Chodź do szkoły nie jako Wojtek czy Agnieszka, po to jedynie, by zrobić maturę czy spełnić oczekiwania bliskich, ale jako architekt, prawnik, podróżnik czy autor bestsellerów. To znacznie uprzyjemnia naukę i zwiększa motywację.

Wyobraźnia zwykle wygrywa z wolą. Jej siła i treść decyduje o poziomie motywacji dającej energię do działania.

Możesz też zwiększyć chęć do pracy, tworząc odpowiednie warunki zewnętrzne. Czy zauważyłeś, co motywuje Cię do nauki? Czy potrafisz nazwać specjalne warunki, które powodują, że bardziej chce Ci się uczyć? Koniecznie znajdź je i nazwij, a potem staraj się tak organizować swoje środowisko, żebyś miał ich jak najwięcej.

Czy ważne jest dla Ciebie miejsce, w którym się uczysz?
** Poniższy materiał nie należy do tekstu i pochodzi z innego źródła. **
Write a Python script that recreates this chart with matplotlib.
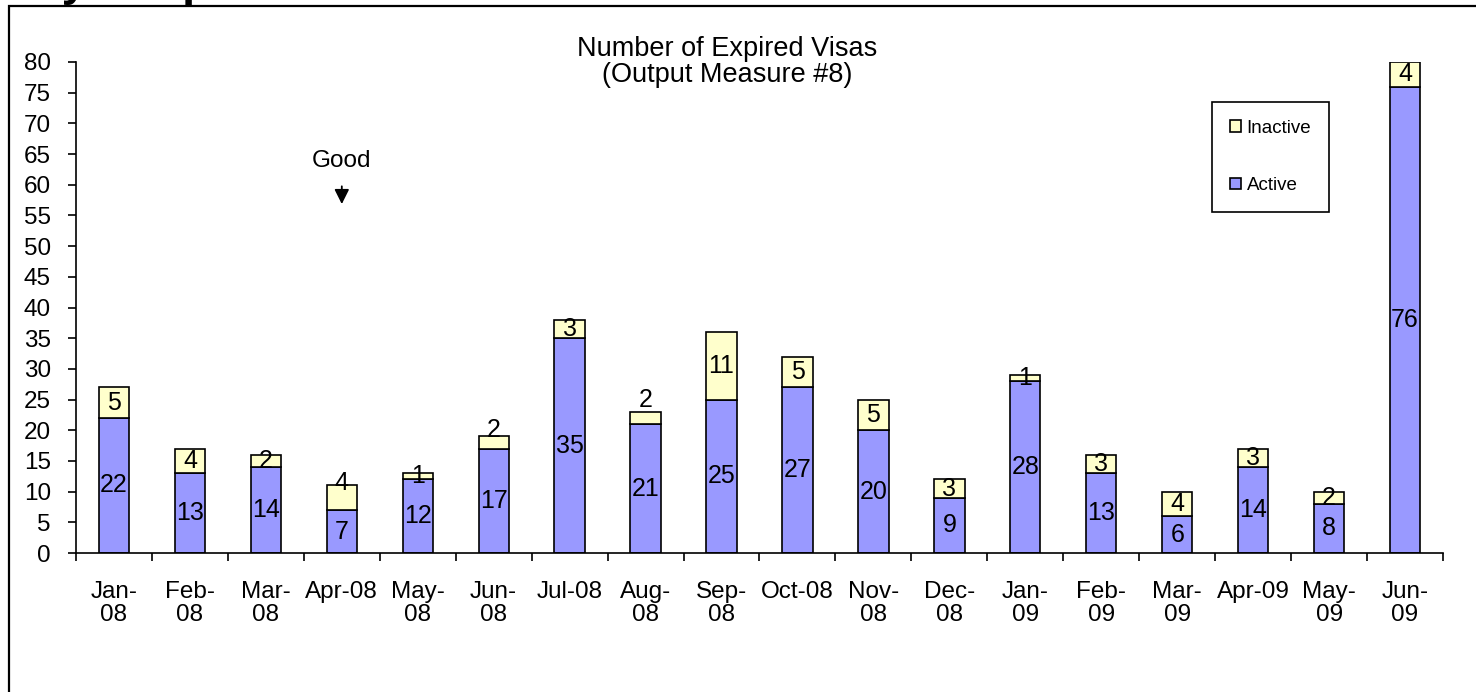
import numpy as np
import matplotlib.pyplot as plt
from matplotlib.patches import Rectangle

plt.rcParams['font.family'] = ['Liberation Sans', 'DejaVu Sans']

months = ['Jan-\n08', 'Feb-\n08', 'Mar-\n08', 'Apr-08', 'May-\n08', 'Jun-\n08',
          'Jul-08', 'Aug-\n08', 'Sep-\n08', 'Oct-08', 'Nov-\n08', 'Dec-\n08',
          'Jan-\n09', 'Feb-\n09', 'Mar-\n09', 'Apr-09', 'May-\n09', 'Jun-\n09']
active = [22, 13, 14, 7, 12, 17, 35, 21, 25, 27, 20, 9, 28, 13, 6, 14, 8, 76]
inactive = [5, 4, 2, 4, 1, 2, 3, 2, 11, 5, 5, 3, 1, 3, 4, 3, 2, 4]

active_col = '#9999FF'
inactive_col = '#FFFFCC'
fs = 17.5

W, H = 1476, 692
fig = plt.figure(figsize=(W / 100, H / 100), dpi=100)
ax = fig.add_axes([76 / W, 1 - 553 / H, (1443 - 76) / W, (553 - 62) / H])

x = np.arange(len(months))
ax.bar(x, active, width=0.4, color=active_col, edgecolor='black', linewidth=1.2,
       label='Active', zorder=2)
ax.bar(x, inactive, width=0.4, bottom=active, color=inactive_col, edgecolor='black',
       linewidth=1.2, label='Inactive', zorder=2)

# value labels in the middle of each segment; a few small ones pushed up a bit
nudge = {3: 2.4, 5: 2.0, 7: 3.0}
for i in x:
    ax.text(i, active[i] / 2, str(active[i]), ha='center', va='center', fontsize=18, zorder=3)
    yi = active[i] + inactive[i] / 2 + nudge.get(i, 0)
    ax.text(i, yi, str(inactive[i]), ha='center', va='center', fontsize=18, zorder=3)

ax.set_xlim(-0.5, len(months) - 0.5)
ax.set_ylim(0, 80)
ax.set_yticks(np.arange(0, 81, 5))
ax.set_xticks(x)
ax.set_xticklabels(months, linespacing=1.05)
ax.set_xticks(np.arange(-0.5, len(months), 1), minor=True)
ax.tick_params(axis='x', which='major', length=0, pad=20.5, labelsize=fs)
ax.tick_params(axis='x', which='minor', length=6, width=1.2, direction='out')
ax.tick_params(axis='y', length=6, width=1.2, direction='out', pad=12, labelsize=fs)
for s in ['top', 'right']:
    ax.spines[s].set_visible(False)
for s in ['left', 'bottom']:
    ax.spines[s].set_linewidth(1.2)

# "Good" marker above Apr-08
ax.annotate('', xy=(3, 56.4), xytext=(3, 60.2),
            arrowprops=dict(arrowstyle='-|>', color='black', lw=1.3, mutation_scale=22))
ax.text(3, 63.8, 'Good', ha='center', va='center', fontsize=fs)

handles, labels = ax.get_legend_handles_labels()
leg = ax.legend(handles[::-1], labels[::-1], loc='upper left',
                bbox_to_anchor=(1212 / W, 1 - 102 / H), bbox_transform=fig.transFigure,
                fontsize=13.5, handlelength=0.6, handleheight=0.6, handletextpad=0.3,
                labelspacing=2.15, borderpad=0.95, borderaxespad=0, fancybox=False,
                framealpha=1, edgecolor='black')
leg.get_frame().set_linewidth(1.2)

fig.text(727 / W, 1 - 62 / H, 'Number of Expired Visas\n(Output Measure #8)',
         ha='center', va='center', fontsize=19.5, linespacing=1.0)

# heading sitting above the frame
fig.text(1 / W, 1 + 5 / H, 'Key Output Measures', ha='left', va='baseline',
         fontsize=34, fontweight='bold')

fig.patches.append(Rectangle((9 / W, -0.1), 1.2, 1.1 - 6 / H, transform=fig.transFigure,
                             fill=False, edgecolor='black', linewidth=1.6))

fig.savefig('out.png', dpi=100)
Biurko, a może wręcz cały pokój?
Niech przedmioty, które wprawiają cię w dobry nastrój, będą w zasięgu ręki i wzroku. Pamiętaj również, że kiedy uczysz się wciąż w tym samym miejscu, jest ono częścią twej pamięci. Szybciej odtwarzasz wszystko właśnie przy swoim biurku, jeśli tam się uczysz. Radzę zatem, aby używać wciąż tego samego długopisu lub pióra. Dobrze gdyby było w jakiś sposób charakterystyczne. Takie pióro – jako „część pamięci” – można potem zabrać ze sobą na egzamin. Niestety, maskotek zabierać już nie wolno. A szkoda. One też mogłyby nam towarzyszyć przy nabywaniu wiedzy, a potem pomagać przy jej odtwarzaniu.
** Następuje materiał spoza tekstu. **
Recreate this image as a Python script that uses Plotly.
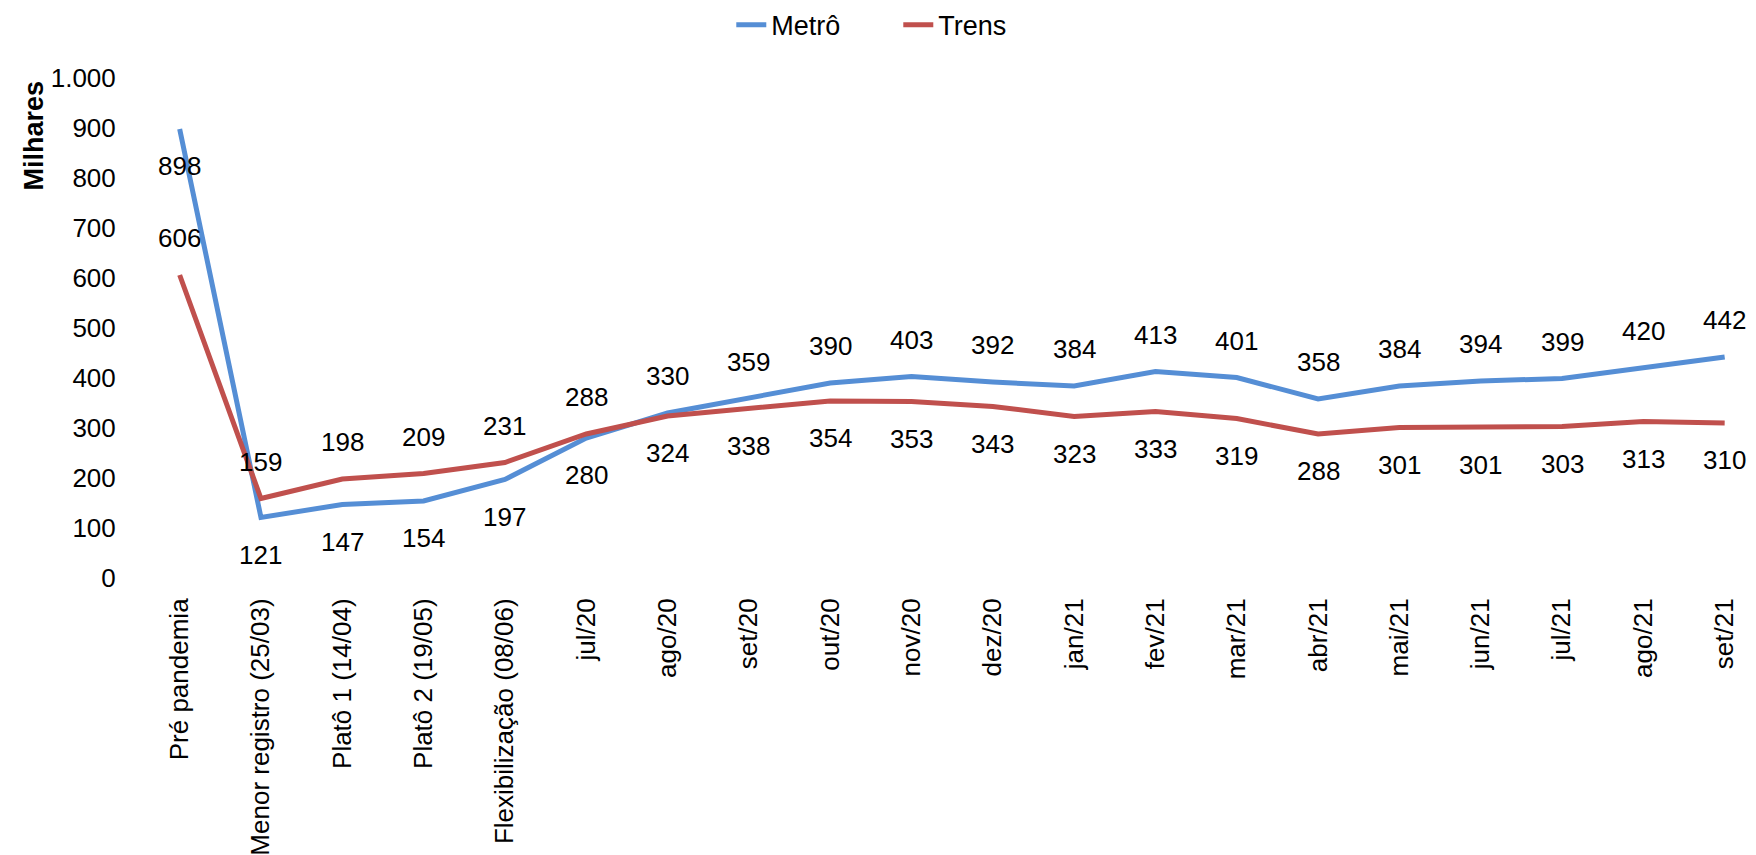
import plotly.graph_objects as go

categories = ["Pré pandemia", "Menor registro (25/03)", "Platô 1 (14/04)", "Platô 2 (19/05)",
              "Flexibilização (08/06)", "jul/20", "ago/20", "set/20", "out/20", "nov/20", "dez/20",
              "jan/21", "fev/21", "mar/21", "abr/21", "mai/21", "jun/21", "jul/21", "ago/21", "set/21"]
metro = [898, 121, 147, 154, 197, 280, 330, 359, 390, 403, 392, 384, 413, 401, 358, 384, 394, 399, 420, 442]
trens = [606, 159, 198, 209, 231, 288, 324, 338, 354, 353, 343, 323, 333, 319, 288, 301, 301, 303, 313, 310]
ytick_vals = [0, 100, 200, 300, 400, 500, 600, 700, 800, 900, 1000]
ytick_text = ["0", "100", "200", "300", "400", "500", "600", "700", "800", "900", "1.000"]

# label side per point: 1 = above, -1 = below
metro_side = [-1, -1, -1, -1, -1, -1] + [1] * 14
trens_side = [1, 1, 1, 1, 1, 1] + [-1] * 14

FONT = "Liberation Sans, Arial, sans-serif"
BLUE = "#558ED5"
RED = "#C0504D"
FS = 26

fig = go.Figure()
fig.add_trace(go.Scatter(x=categories, y=metro, mode="lines", name="Metrô",
                         line=dict(color=BLUE, width=5), cliponaxis=False))
fig.add_trace(go.Scatter(x=categories, y=trens, mode="lines", name="Trens",
                         line=dict(color=RED, width=5), cliponaxis=False))

annotations = []
for series, sides in ((metro, metro_side), (trens, trens_side)):
    for c, v, s in zip(categories, series, sides):
        annotations.append(dict(x=c, y=v, xref="x", yref="y", text=str(v), showarrow=False,
                                yshift=37 * s, font=dict(size=FS, color="#000000", family=FONT)))
annotations.append(dict(text="<b>Milhares</b>", xref="paper", yref="paper", x=0, y=0.885,
                        xshift=-106, textangle=-90, showarrow=False, xanchor="center",
                        yanchor="middle", font=dict(size=27, color="#000000", family=FONT)))

fig.update_layout(
    width=1756, height=855,
    paper_bgcolor="white", plot_bgcolor="white",
    margin=dict(l=131, r=19, t=70, b=285, autoexpand=False),
    font=dict(family=FONT, size=FS, color="#000000"),
    showlegend=True,
    legend=dict(orientation="h", xref="container", x=0.507, xanchor="center",
                yref="container", y=0.98, yanchor="middle",
                entrywidth=122, entrywidthmode="pixels",
                font=dict(size=27), tracegroupgap=0),
    annotations=annotations,
)
fig.update_xaxes(type="category", range=[-0.5, 19.25], showgrid=False, showline=False,
                 zeroline=False, tickangle=-90, ticks="outside", ticklen=9, tickcolor="rgba(0,0,0,0)",
                 tickfont=dict(size=FS, family=FONT))
fig.update_yaxes(range=[0, 1000], tickvals=ytick_vals, ticktext=ytick_text, showgrid=False,
                 showline=False, zeroline=False, ticks="outside", ticklen=17,
                 tickcolor="rgba(0,0,0,0)", tickfont=dict(size=FS, family=FONT))

fig.write_html("out.html")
Jeśli uczysz się przy muzyce, to wiedz, że nie każda muzyka sprzyja lepszemu zapamiętywaniu. Tylko ci się wydaje, że przy swoim ulubionym zespole lepiej ci się uczy. Jest ci przyjemniej, być może, ale może cię rozpraszać.
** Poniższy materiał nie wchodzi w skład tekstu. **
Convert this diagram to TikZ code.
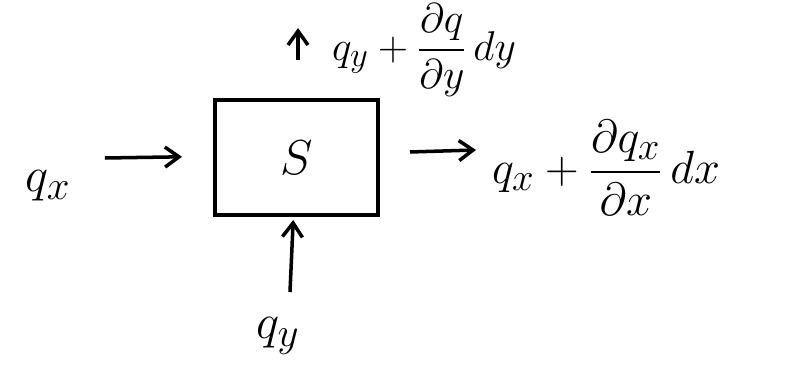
\documentclass[tikz,border=0pt]{standalone}
\usepackage{amsmath}
\usetikzlibrary{positioning,arrows.meta}

\begin{document}
\begin{tikzpicture}[
  block/.style={
    draw,
    line width=3pt,
    minimum width=4.07cm,
    minimum height=2.87cm,
    inner sep=0pt
  },
  flux/.style={font=\Huge,scale=1.4},
  edge/.style={draw=black,line width=2.5pt,-{Straight Barb[length=3.5mm,width=5mm]}}
]
  \useasboundingbox (0,0) rectangle (20,9.35);

  \node[block] (s) at (7.41,5.41) {\scalebox{1.4}{\Huge$S$}};

  \node[flux] (qxin) at (1.2,4.7) {$q_x$};
  \node[flux,scale=0.95] (qxout) at (15.15,5.15) {$q_x + \dfrac{\partial q_x}{\partial x}\,dx$};
  \node[flux] (qyin) at (6.95,0.95) {$q_y$};
  \node[flux,scale=0.85] (qyout) at (10.6,8.1) {$q_y + \dfrac{\partial q}{\partial y}\,dy$};

  \coordinate (a1) at (2.62,5.4);
  \coordinate (b1) at (4.55,5.43);
  \coordinate (a2) at (10.25,5.55);
  \coordinate (b2) at (11.9,5.6);
  \coordinate (a3) at (7.25,2.05);
  \coordinate (b3) at (7.33,3.85);
  \coordinate (a4) at (7.45,7.85);
  \coordinate (b4) at (7.45,8.65);

  \draw[edge] (a1) -- (b1);
  \draw[edge] (a2) -- (b2);
  \draw[edge] (a3) -- (b3);
  \draw[edge] (a4) -- (b4);
\end{tikzpicture}
\end{document}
Naprawdę pomaga muzyka barokowa.
To muzyka Bacha, Hendla, Vivaldiego czy Corellego. Powoduje ona, że w naszym mózgu wytwarza się stan alfa, nazwany tak od przewagi fal mózgowych alfa rejestrowanych za pomocą elektroencefalografu. W takim stanie z jednej strony odpoczywamy i dobrze się czujemy, z drugiej szybciej zapamiętujemy wszystko, co do nas dociera, prędzej się uczymy. Wykorzystał to kiedyś w nauce języków obcych Georgij Łozanow, korzysta z tej prawd system uczenia w relaksie zwany SITA.

8 sposobów na budowanie własnej wartości:

  • Mów o sobie dobrze, nie mów źle. Nie przyklejaj etykietek ani sobie, ani innym.
  • Chwal kolegów, zauważaj ich pozytywne zachowania.
  • Zgłaszaj się do odpowiedzi. Wychodź ze strefy komfortu: rób coś, czego się boisz.
  • Ucz się nowych rzeczy, nabywaj nowe umiejętności.
  • Dbaj o ciało i wygląd zewnętrzny.
  • Powtarzaj sobie: lubię siebie. Żartuj miło z własnej urody. „Ależ ja jestem przystojny” czy „Jak zwykle ślicznie wyglądam” – takie proste zdania są mile widziane.
  • Nie pozwalaj, by inni mówili do ciebie w sposób, jakiego sobie nie życzysz. Nawet rodzicom możesz wytłumaczyć, że robią ci krzywdę, używając negatywnych określeń.
  • Marz o wielkich rzeczach i pamiętaj, ze cokolwiek ludzki umysł wymyśli, człowiek jest w stanie zrobić!